Imaginary Petal: you jest, but at the company where my uncle worked until his recent retirement, he had a tie and jacket on hand — as did all the other technicians — because if you were seen on the Nteenth floor without suit and tie you were escorted out. So when zebigboss needed their Outlook fixed, you had to have the clothes on hand.
I saw this! A tad bit confusing. Like a hurricane is a tad bit windy. Seriously make sense, MRAs. Or puas, or whatever, I don’t care.
The other day I asked some MRA or pua or whatever in my Twitter what Cuck meant. No answer. Rofl.
@IP
Sooo… you can’t tuck it into your pants because it isn’t long enough. And it needs to be that short because you’re not going to tuck it into your pants. :p
(NB I’m entirely in this for the logic-of-arguments angle, I have no opinion either way on shirts being tucked in or left out, and it’s not even an issue that affects me personally.)
That said, this whole thing:
was brilliant.
This macho stylist begs to differ
I know what you’re thinking, but, hey, his name is Alpha Male. So, either his parents had a particularly prescient sense of humor, or he’s the guy
Does he actually think people would lose their job for talking about sweaters? Maybe if he was loud and constantly brought it up and caused a hostile work environment with his daily rants about sweaters being the shackles of the married man… But maybe that’s what he means?
I think it’s an important distinction, Adams.
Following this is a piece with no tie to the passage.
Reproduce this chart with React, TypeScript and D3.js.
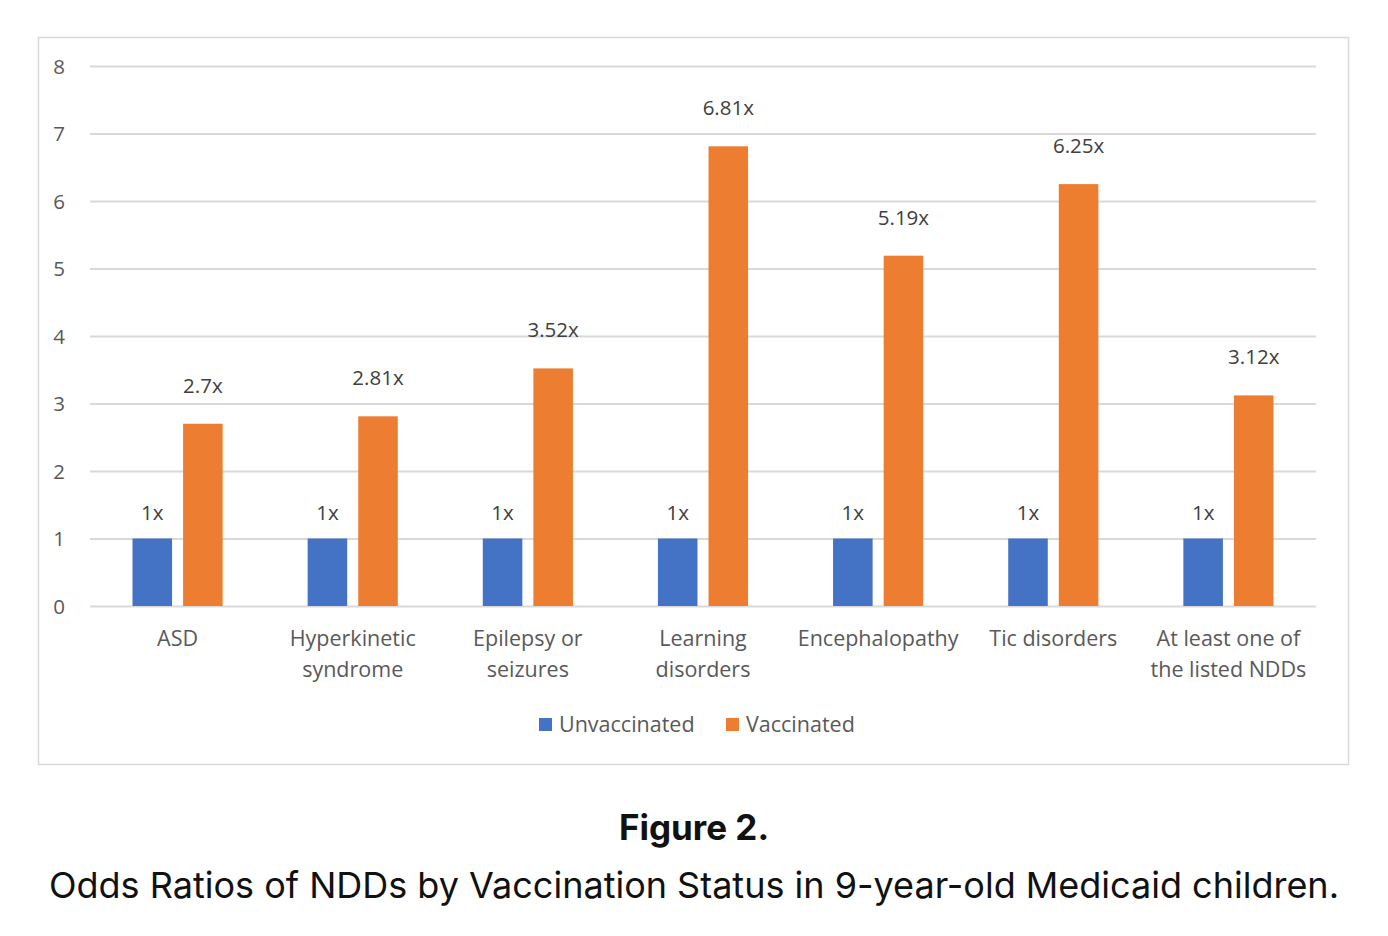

For one, this is mainly projection on your part… So if you recognize the sense of humiliation is imagined, you can examine where it comes from and maybe grow as a person. You know, rather than lashing out like a child.
@IP:
I wear a suit and tie to work every day. Some days (like yesterday) I wore a three-piece suit, just because. The person next to me wears jeans, and whenever the temperature is above freezing he has short sleeves on.
Nobody else in the place wears a tie. Some of the women wear heels, others wear sneakers or those little slipper things that women wear nowadays. One wears hiking boots.
I am very fortunate to be in an environment in which my fondness for suits and ties can be expressed as a personal thing, rather than being a uniform. I acknowledge my privilege.
(Can I just rant for a moment about beards though? I grew one for my significant other because she likes beards and wanted to see what a bearded manfriend was like, but fuck me these things are uncomfortable. My skin absolutely hates it.)
Am I a bad feminazi? My boyfriend just wears whatever he wants. I did buy him a hoodie once with a pattern of Darth Vaders on it, but that’s because he specifically requested it. Should I invest in a v-neck or is it too late for that and I should simply castrate and be done with it?
Women can’t be trusted with pockets, I know I can’t be trusted. If I have functional pockets I’ll put stuff in them and then the lines of my butt will just be ruined!
I would be a fucking butt ruining femnazi c***.
(There was a period in the 90s when cargo pants and carpenter jeans were fashionable for women, I was soooo happy.)
I was really happy back in the 70s and 80s when women’s work wear moved into the suits with either pants or skirts. Aha! thought I, I’ll have pockets galore just like a man. Nuh, uh, what we got were shoulder pads bigger than any man would wear in a business suit and bonus stupid fake pockets.
The shoulder pads have gone, but those pockets that aren’t really pockets seem to have a life of their own.